Par rachel_pics sur Flickr
Le Centre d’analyse stratégique, dans son rapport consacré au soutien aux parents, n’évoque qu’à la marge le rôle des pères. Encore une occasion manquée de considérer la parentalité sous l’angle de l’égalité.
Cinquante bonnes pratiques pour « promouvoir le bien-être des enfants, celui des parents et la relation parents/enfant ». C’est ce que propose le rapport du Centre d’analyse stratégique (CAS) remis lundi 3 septembre à la ministre déléguée à la Famille, Dominique Bertinotti.
En analysant la situation en France et en présentant un catalogue d’expériences menées à l’étranger, le CAS y souligne la nécessité « pour les pouvoirs publics de créer des services à destination de tous les parents (quelle que soit la configuration familiale) et à toutes les étapes du développement de l’enfant. »
La ministre en a aussitôt profité pour appeler les entreprises à mettre en œuvre une de ces bonnes pratiques : offrir une heure à leurs salariés pour qu’ils accompagnent ou aillent chercher leurs enfants à l’école, à l’heure de la rentrée scolaire.
A la recherche du nouveau contrat social
Et après ? Dominique Méda l’écrivait en 2001 : la France n’a pas su s’adapter à l’entrée en force des femmes sur le marché du travail (1). La sociologue appelait à « reconstruire la société autour de la nouvelle norme de couples biactifs », repenser le rôle des pères pour s’adapter aux nouvelles nécessités de conciliation entre vie familiale et vie professionnelle . Dix ans après, l’État n’a toujours pas osé mener cette « révolution ».
Au début de l’année, le directeur de l’Observatoire de la Parentalité en Entreprise, Jérôme Ballarin, proposait « un nouveau contrat social entre hommes et femmes ». Il dressait lui aussi une liste de bonnes pratiques pour permettre à l’entreprise d’accompagner une nécessaire « révolution conjugale », parmi lesquelles une réforme des congés paternité et parental. En juin 2011, c’est Brigitte Grésy qui proposait au gouvernement des pistes semblables pour un égal accès des femmes et des hommes aux responsabilités familiales.
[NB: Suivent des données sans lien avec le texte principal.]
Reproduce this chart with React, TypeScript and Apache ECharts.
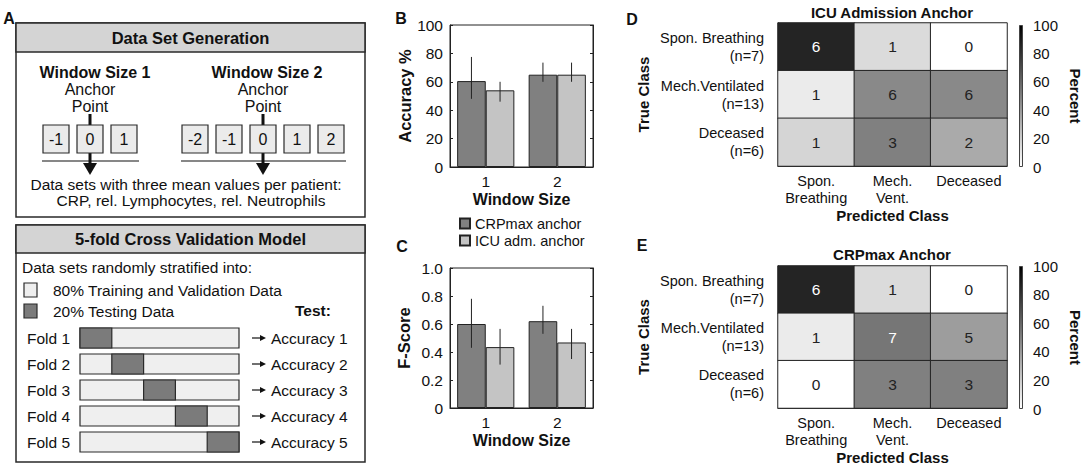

Les pères toujours en retrait
Mais on attend encore la réponse politique à ces appels. Et dans le rapport du CAS, les pères restent encore et toujours en retrait. « Les pères veulent dorénavant assumer davantage leur fonction parentale. Ils cherchent à s’investir et à vivre pleinement leur paternité », observe le rapport. Sans guère aller plus loin que ce constat. Seuls deux exemples de pratiques à l’étranger évoquées dans le rapport les concernent directement. A Singapour, le Centre for Fathering propose des ateliers de formations de une à deux heures sur le développement et l’éducation des enfants. Il « cherche aussi à mobiliser les acteurs locaux en les sensibilisant à l’importance du rôle des pères pour leurs enfants », note le rapport. Voilà la seule vraie piste concrète. Mais il faut dire qu’en terme de soutien à la parentalité, Singapour est tout sauf un exemple. La deuxième bonne pratique relevée est celle des « Soirées de gars » au Québec : des soirées lecture entre les pères et leurs fils – et tant pis pour les relations pères-filles.
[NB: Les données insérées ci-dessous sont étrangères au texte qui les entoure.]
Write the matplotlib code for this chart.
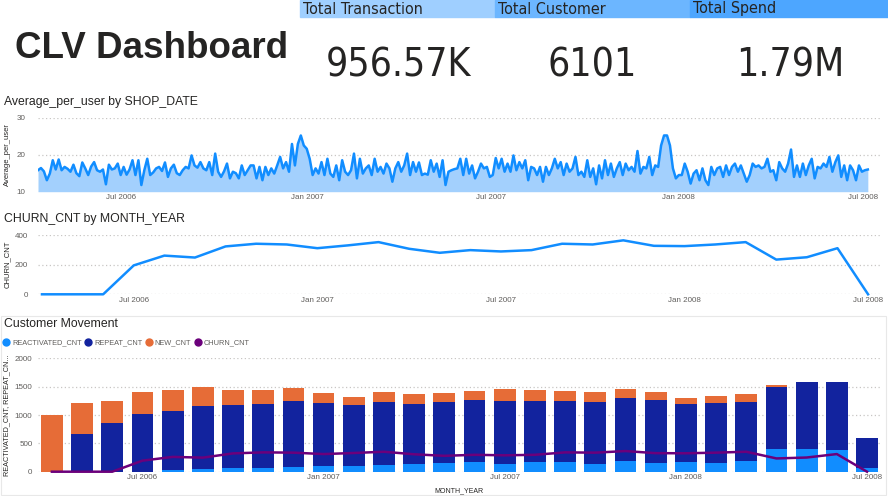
import matplotlib
matplotlib.use("Agg")
import matplotlib.pyplot as plt
import numpy as np
import pandas as pd
from matplotlib import font_manager
from matplotlib.lines import Line2D
from matplotlib.patches import Rectangle

W, H = 888, 496

# ---- data -------------------------------------------------------------
card_titles = ["Total Transaction", "Total Customer", "Total Spend"]
card_values = ["956.57K", "6101", "1.79M"]

# daily Average_per_user at ~3 day steps (10 Apr 2006 - 6 Jul 2008)
avg_per_user = [
    15.8, 16.4, 15.5, 13.1, 14.9, 18.5, 16.0, 18.7, 15.8, 16.7, 16.2, 15.4, 17.3, 15.0, 14.2,
    17.9, 16.3, 14.5, 16.8, 18.0, 15.8, 15.4, 16.0, 12.0, 17.3, 16.0, 16.3, 17.6, 14.5, 16.7,
    14.6, 16.0, 18.5, 14.5, 18.5, 11.8, 15.8, 18.9, 14.5, 15.2, 16.3, 16.7, 15.6, 17.9, 14.0,
    16.3, 17.3, 15.0, 14.5, 15.8, 16.7, 16.3, 19.8, 17.1, 16.5, 18.0, 16.3, 15.8, 18.0, 14.5,
    20.3, 15.4, 14.0, 15.5, 17.6, 13.6, 15.4, 15.0, 13.6, 17.1, 14.5, 15.8, 17.1,
    17.1, 13.6, 16.7, 13.1, 16.7, 14.5, 16.3, 14.9, 17.1, 19.4, 16.3, 18.0, 15.4, 22.9, 17.1,
    22.9, 25.2, 22.5, 21.6, 18.9, 14.5, 16.3, 14.9, 18.0, 14.5, 18.9, 14.9, 14.0, 17.1, 13.1,
    18.5, 15.4, 14.5, 15.8, 20.3, 13.6, 18.9, 14.9, 16.3, 17.1, 14.5, 18.9, 15.4, 16.7, 14.9,
    17.6, 16.3, 12.7, 16.3, 18.0, 15.4, 17.1, 20.3, 14.5, 18.0, 15.4, 17.9, 14.5, 14.9, 14.6,
    18.5, 15.4, 17.6, 14.0, 18.5, 11.8, 15.4, 15.8, 16.1,
    16.3, 18.9, 14.5, 18.9, 14.9, 17.1, 13.6, 15.4, 17.6, 16.3, 16.7, 14.0, 14.5, 19.1, 16.3,
    18.9, 15.4, 17.6, 15.4, 19.8, 15.8, 18.0, 16.3, 18.5, 13.1, 16.7, 16.3, 14.5, 16.7, 12.7,
    16.7, 14.5, 16.3, 18.9, 16.3, 18.0, 14.5, 17.6, 15.4, 16.3, 19.4, 14.5, 15.4, 14.0, 18.5,
    14.0, 16.3, 12.0, 17.1, 13.6, 18.5, 14.5, 17.6, 14.0, 16.3, 18.0, 14.5, 17.6, 15.8, 16.7,
    15.4, 21.0, 14.9, 16.7, 16.3, 19.4, 14.5, 17.1, 16.7, 22.5, 25.2,
    25.2, 22.5, 16.3, 13.6, 14.5, 14.5, 17.6, 15.4, 12.2, 14.9, 15.8, 13.1, 16.3, 13.1, 11.8,
    16.7, 14.5, 16.3, 16.7, 14.0, 17.1, 14.5, 16.7, 17.6, 15.4, 17.1, 14.9, 12.7, 14.5, 17.6,
    16.7, 17.1, 16.3, 16.7, 18.9, 15.4, 15.8, 13.1, 18.0, 16.3, 15.4, 17.6, 21.4, 14.0, 17.1,
    14.0, 17.6, 14.5, 17.1, 18.9, 13.6, 16.7, 16.3, 17.6, 16.7, 19.4, 15.4, 18.0, 19.8, 14.0,
    17.1, 13.1, 17.1, 15.8, 13.1, 17.1, 15.4, 15.8, 16.0,
]
shop_start, shop_end = "2006-04-10", "2008-07-06"

months = pd.date_range("2006-04-01", "2008-07-01", freq="MS")
churn_cnt = [0, 0, 0, 195, 261, 248, 323, 341, 336, 311, 330, 352, 307, 280,
             298, 289, 298, 341, 336, 364, 327, 325, 336, 352, 234, 250, 311, 0]
reactivated_cnt = [0, 0, 0, 0, 29, 47, 65, 65, 88, 106, 100, 118, 135, 159,
                   165, 141, 176, 170, 135, 182, 153, 165, 159, 194, 400, 400, 382, 65]
repeat_cnt = [0, 670, 864, 1017, 1047, 1117, 1117, 1135, 1164, 1111, 1070, 1117, 1053, 1076,
              1099, 1111, 1071, 1077, 1094, 1118, 1111, 1029, 1046, 1035, 1100, 1182, 1206, 523]
new_cnt = [1000, 541, 383, 388, 364, 330, 258, 235, 224, 177, 153, 176, 176, 153,
           165, 200, 193, 182, 176, 152, 136, 111, 130, 135, 23, 0, 0, 0]

# ---- style ------------------------------------------------------------
condensed = [f for f in font_manager.fontManager.ttflist
             if f.name == "DejaVu Sans" and f.stretch not in ("normal", 500)]
if condensed:
    card_font = dict(family=["DejaVu Sans"], fontstretch="condensed")
    title_size, value_size = 11.5, 28
else:
    card_font = dict(family=["Liberation Sans", "DejaVu Sans"])
    title_size, value_size = 11.3, 25.5
plt.rcParams["font.family"] = ["Liberation Sans", "DejaVu Sans"]

DARK = "#252423"
GREY = "#605E5C"
GRID = "#C8C6C4"
BLUE = "#118DFF"
FILL = "#A3D0FD"
NAVY = "#12239E"
ORANGE = "#E66C37"
PURPLE = "#6B007B"


def fx(px):
    return px / W


def fy(py):
    return 1 - py / H


def box(left, top, right, bottom):
    return [fx(left), fy(bottom), (right - left) / W, (bottom - top) / H]


def style_axes(ax, ypad):
    for s in ax.spines.values():
        s.set_visible(False)
    ax.tick_params(axis="both", length=0, labelsize=5.8, labelcolor=GREY)
    ax.tick_params(axis="y", pad=ypad)
    ax.tick_params(axis="x", pad=2)
    ax.grid(axis="y", color=GRID, linestyle=(0, (1, 2)), linewidth=0.9)
    ax.set_axisbelow(True)


fig = plt.figure(figsize=(W / 100, H / 100), dpi=100)

# ---- header -----------------------------------------------------------
fig.text(fx(15), fy(49), "CLV Dashboard", fontsize=26.5, fontweight="bold",
         color=DARK, va="center", ha="left")

card_left = [300, 495, 690]
card_right = [495, 690, 888]
card_colors = ["#9FCFFF", "#6CB6FF", "#4DA6FF"]
card_centers = [398, 592, 790]
for title, value, l, r, c, cx in zip(card_titles, card_values, card_left, card_right,
                                     card_colors, card_centers):
    fig.patches.append(Rectangle((fx(l), fy(17)), (r - l) / W, 17 / H,
                                 transform=fig.transFigure, color=c, zorder=0))
    fig.text(fx(l + 3), fy(9), title, fontsize=title_size, color=DARK,
             va="center", ha="left", **card_font)
    fig.text(fx(cx), fy(65.5), value, fontsize=value_size, color=DARK,
             va="center", ha="center", **card_font)

# ---- Average_per_user by SHOP_DATE -----------------------------------
ax1 = fig.add_axes(box(38, 117.7, 880, 191.7))
style_axes(ax1, 9)
dates = pd.date_range(shop_start, shop_end, periods=len(avg_per_user))
ax1.fill_between(dates, 10, avg_per_user, color=FILL, linewidth=0)
ax1.plot(dates, avg_per_user, color=BLUE, linewidth=1.8)
ax1.set_ylim(10, 30)
ax1.set_yticks([10, 20, 30])
ax1.set_xlim(pd.Timestamp(shop_start), pd.Timestamp(shop_end) + pd.Timedelta(days=12))
xt = pd.date_range("2006-07-01", "2008-07-01", freq="6MS")
ax1.set_xticks(xt)
ax1.set_xticklabels([d.strftime("%b %Y") for d in xt])
fig.text(fx(4), fy(102), "Average_per_user by SHOP_DATE", fontsize=8.8, color=DARK,
         va="center", ha="left")
fig.text(fx(7), fy(154.7), "Average_per_user", fontsize=5.5, color=DARK, rotation=90,
         va="center", ha="center")

# ---- CHURN_CNT by MONTH_YEAR -----------------------------------------
idx = np.arange(len(months))
tick_idx = [i for i, m in enumerate(months) if m.month in (1, 7)]
tick_lab = [months[i].strftime("%b %Y") for i in tick_idx]

ax2 = fig.add_axes(box(38, 235, 880, 294.3))
style_axes(ax2, 7)
ax2.plot(idx, churn_cnt, color=BLUE, linewidth=1.8, clip_on=False)
ax2.set_ylim(0, 400)
ax2.set_yticks([0, 200, 400])
ax2.set_xlim(-0.13, 27.39)
ax2.set_xticks(tick_idx)
ax2.set_xticklabels(tick_lab)
fig.text(fx(4), fy(219), "CHURN_CNT by MONTH_YEAR", fontsize=8.8, color=DARK,
         va="center", ha="left")
fig.text(fx(7), fy(264.6), "CHURN_CNT", fontsize=5.5, color=DARK, rotation=90,
         va="center", ha="center")

# ---- Customer Movement -----------------------------------------------
fig.patches.append(Rectangle((fx(1), fy(495)), 885 / W, 179 / H, transform=fig.transFigure,
                             fill=False, edgecolor="#E8E8E8", linewidth=0.8))
ax3 = fig.add_axes(box(38, 358.3, 880, 471.7))
style_axes(ax3, 4)
react = np.array(reactivated_cnt)
rep = np.array(repeat_cnt)
new = np.array(new_cnt)
ax3.bar(idx, react, width=0.72, color=BLUE)
ax3.bar(idx, rep, width=0.72, bottom=react, color=NAVY)
ax3.bar(idx, new, width=0.72, bottom=react + rep, color=ORANGE)
ax3.plot(idx, churn_cnt, color=PURPLE, linewidth=1.8, clip_on=False)
ax3.set_ylim(0, 2000)
ax3.set_yticks([0, 500, 1000, 1500, 2000])
ax3.set_xlim(-0.46, 27.43)
ax3.set_xticks(tick_idx)
ax3.set_xticklabels(tick_lab)
fig.text(fx(4), fy(324), "Customer Movement", fontsize=8.8, color=DARK,
         va="center", ha="left")
fig.text(fx(7), fy(415), "REACTIVATED_CNT, REPEAT_CN...", fontsize=5.2, color=DARK,
         rotation=90, va="center", ha="center")
fig.text(fx(459), fy(491), "MONTH_YEAR", fontsize=5, color=DARK, va="center", ha="center")

handles = [Line2D([], [], marker="o", linestyle="none", markersize=5, color=c)
           for c in (BLUE, NAVY, ORANGE, PURPLE)]
fig.legend(handles, ["REACTIVATED_CNT", "REPEAT_CNT", "NEW_CNT", "CHURN_CNT"],
           loc="center left", bbox_to_anchor=(fx(2), fy(343)), ncol=4, frameon=False,
           fontsize=5.3, labelcolor=GREY, handlelength=1.0, handletextpad=0.35,
           columnspacing=0.35, borderaxespad=0, borderpad=0)

fig.savefig("out.png", dpi=100)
Le discours de la ministre a lui aussi tendance à laisser les pères en retrait. Sur France Inter lundi midi, Dominique Bertinotti évoquait à plusieurs reprises « les parents » et les « mères de famille », sans prononcer le mot « père ». Elle évoquait tout de même, une fois, les « pères de famille » le lendemain matin sur RMC.
Les discours émanant du ministère des Droits des femmes donnent toutefois des raisons de croire encore à une « révolution conjugale » encouragée par l’État « Nous devons dessiner les contours d’une nouvelle société dans laquelle les identités qui naissent d’une relation égalitaire entre les deux parents sont vécues comme des identités positives », annonçait ainsi Najat Vallaud-Belkacem le 30 août, dans le cadre de la conférence des ambassadeurs .
(1) Dominique Méda, « Le temps des femmes – Pour un nouveau partage des rôles ». Flammarion, 2001 (actualisé en 2008).